Le vol de la primaire

Juppé et Sarkozy à couteaux tirés (Photo AFP)

Juppé et Sarkozy à couteaux tirés
(Photo AFP)

Nicolas Sarkozy reproche à Alain Juppé de vouloir se faire élire avec le concours des voix de gauche. Un sondage récent (Ipsos-Sopra-« le Monde ») estime à 6 ou 7 % la proportion d’électeurs de gauche qui sont décidés à voter Juppé à la primaire pour faire barrage à l’ancien président.

M. JUPPÉ n’a jamais caché qu’il voulait la primaire la plus ouverte possible car il sait que, si elle se limite aux militants, Nicolas Sarkozy le devancerait. C’est ce qui lui vaut les remarques désagréables de M. Sarkozy, selon lequel si on accepte les voix de gauche, c’est qu’on s’apprête à appliquer un programme de gauche. Cette OPA, d’ailleurs très limitée, à laquelle l’ancien Premier ministre se livrerait sur la majorité actuelle n’est du goût de personne. Quelques voix se sont élevées à gauche pour dénoncer le candidat Juppé, considéré comme réactionnaire, ce qu’il n’est pas. Le débat n’est nullement idéologique, il est stratégique.
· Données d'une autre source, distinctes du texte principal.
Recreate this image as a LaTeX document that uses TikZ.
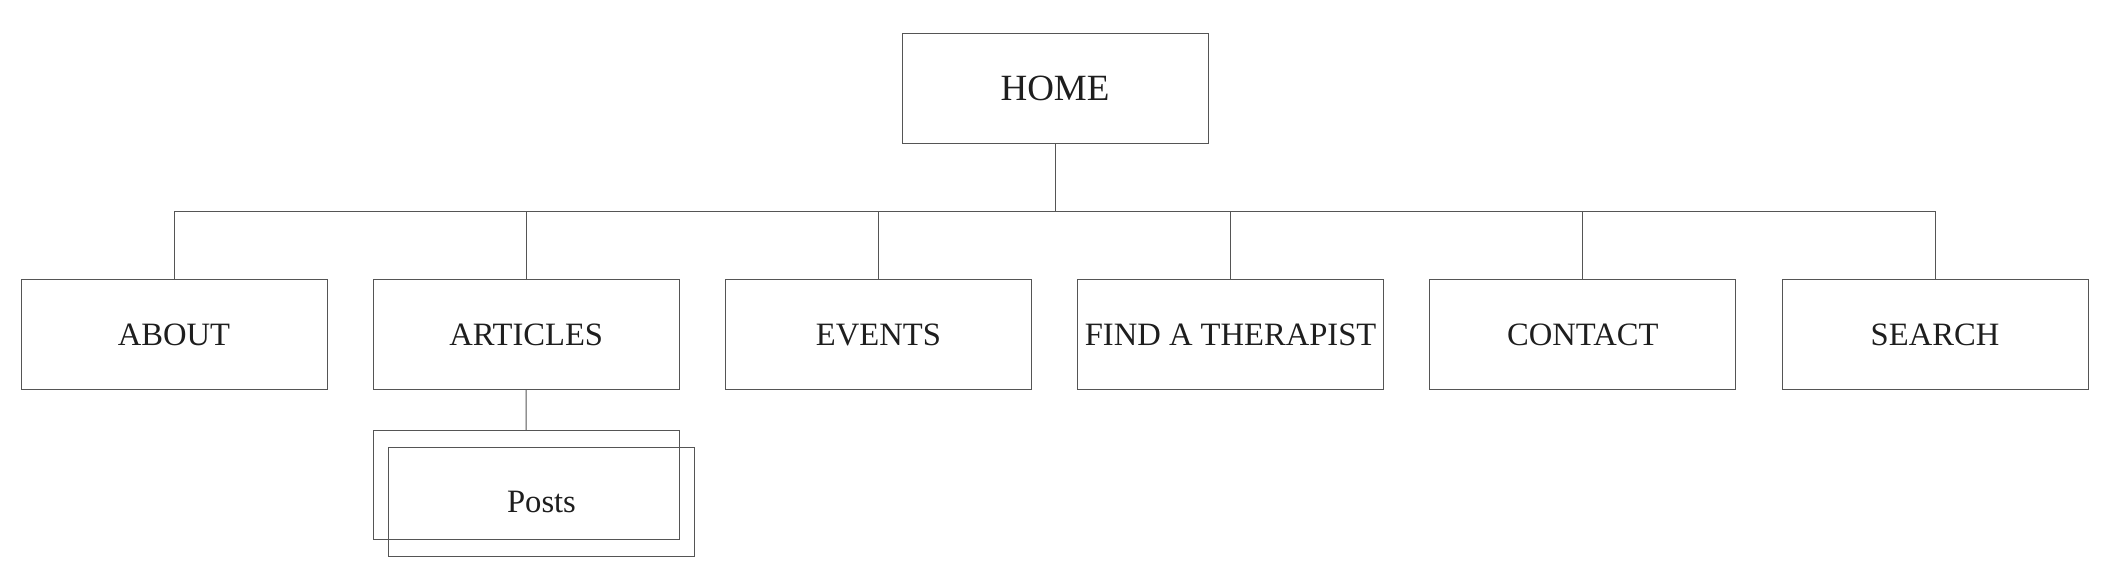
\documentclass[tikz,border=0pt]{standalone}
\usepackage{fontspec}
\setmainfont{Liberation Serif}
\begin{document}
\begin{tikzpicture}[
    pagebox/.style={draw=linegray, line width=0.5pt, minimum width=153pt, minimum height=55pt,
        inner sep=2pt, text=textgray, font=\fontsize{16.3}{20}\selectfont},
    homebox/.style={pagebox, font=\fontsize{18.5}{22}\selectfont},
    wire/.style={draw=linegray, line width=0.5pt}
]
    % Define colors
    \definecolor{linegray}{RGB}{85,85,85}
    \definecolor{textgray}{RGB}{30,30,30}

    % Fix the page size
    \useasboundingbox (0,0) rectangle (1058pt,-290.5pt);

    % Top level
    \node[homebox] (home) at (527.5pt,-44.25pt) {HOME};

    % Second level
    \node[pagebox] (about)     at (87pt,-167.25pt)    {ABOUT};
    \node[pagebox] (articles)  at (263.1pt,-167.25pt) {ARTICLES};
    \node[pagebox] (events)    at (439.2pt,-167.25pt) {EVENTS};
    \node[pagebox] (therapist) at (615.3pt,-167.25pt) {FIND A THERAPIST};
    \node[pagebox] (contact)   at (791.4pt,-167.25pt) {CONTACT};
    \node[pagebox] (search)    at (967.5pt,-167.25pt) {SEARCH};

    % Stacked posts box
    \node[pagebox, minimum height=54.5pt] (postsback) at (263pt,-242.75pt) {};
    \node[pagebox, minimum height=54.5pt] (posts) at (270.75pt,-251pt) {Posts};

    % Bus line
    \coordinate (bus) at (527.5pt,-105.75pt);
    \draw[wire] (home.south) -- (bus);
    \draw[wire] (about.north) -- (about.north |- bus) -- (search.north |- bus) -- (search.north);
    \draw[wire] (articles.north) -- (articles.north |- bus);
    \draw[wire] (events.north) -- (events.north |- bus);
    \draw[wire] (therapist.north) -- (therapist.north |- bus);
    \draw[wire] (contact.north) -- (contact.north |- bus);

    % Articles to posts
    \draw[wire] (articles.south) -- (postsback.north);

\end{tikzpicture}
\end{document}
La question porte uniquement sur les candidats que l’on trouvera au premier tour de la présidentielle. La gauche peut souhaiter que M. Sarkozy représente son camp parce qu’elle pense qu’il est plus facile à battre que M. Juppé. C’est en tout cas ce que suppose M. Hollande. Il se trompe néanmoins sur un point : beaucoup d’électeurs de gauche ne croient pas que le président obtiendra un second mandat. Ils sont convaincus que le second tour opposera Marine Le Pen au candidat de la droite et, dans ces conditions, ils préfèrent Juppé à Sarkozy.

Les primaires compliquent le jeu.

Les enquêtes d’opinion ont montré à plusieurs reprises que les électeurs ont leur propre idée du match final. Ils ne veulent ni de François Hollande ni de Nicolas Sarkozy. Ce souhait est-il assez fort pour les inciter à participer à toutes les primaires, seul moyen d’écarter les candidats qu’ils récusent ? Ce qui est sûr, c’est que les primaires, finalement adoptées par tous les partis ou presque, introduisent dans le processus démocratique une complication supplémentaire. On l’a vu aux États-Unis où Donald Trump, contre toute attente, a été investi par le parti républicain alors qu’il n’était pas le candidat le plus éligible. Certes, il peut encore l’emporter, mais seulement s’il parvient à discréditer sa rivale, ce qu’il s’efforce de faire avec une obstination qui se nourrit des méthodes les plus contestables. Des primaires « fermées », c’est-à-dire limitées aux militants et sympathisants, favoriseraient peut-être les candidatures de M. Hollande et de M. Sarkozy. Des primaires « ouvertes » feraient l’affaire d’Alain Juppé, et, à gauche, des challengers de M. Hollande.

L’abandon des dogmes.

Cependant, les primaires n’empêcheront pas des candidats, déclarés, comme Jean-Luc Mélenchon, ou potentiels, comme Emmanuel Macron, de participer à l’élection présidentielle. Leurs scores dans les sondages indiquent qu’ils peuvent changer la donne et font donc peser une sérieuse incertitude sur l’issue du second tour. Pour autant, ni l’un ni l’autre ne sont classés à droite et ils rassembleront des suffrages sur leur seul nom, bien plus que sur leur programme, comme semble le penser M. Macron, dont on peut croire tout de même qu’il mordrait sur l’électorat de M. Juppé. Au moment où les Français souhaitent des changements en profondeur, et réclament parfois une réforme constitutionnelle, l’homme qui répond le mieux à cette exigence, c’est l’ancien ministre de l’Économie, bien plus que les Mélenchon, Montebourg, Hamon, Duflot qui, tous, se réclament d’une idéologie spécifique, connue, déjà expérimentée alors que M. Macron, même s’il n’a encore rien prouvé, propose de faire sauter les verrous de la société française, d’en finir avec les tabous et d’essayer enfin les techniques que nous nous sommes interdites sous le prétexte qu’elles ne correspondent pas à la sagesse conventionnelle.
C’est le mélange des idées, ou l’abandon des dogmes d’où qu’ils viennent, que les Français demandent aux candidats. Je dirais que le prochain président sera élu sur cette base si je ne devinais que la force d’inertie de la société ne mettra pas au pouvoir un révolutionnaire.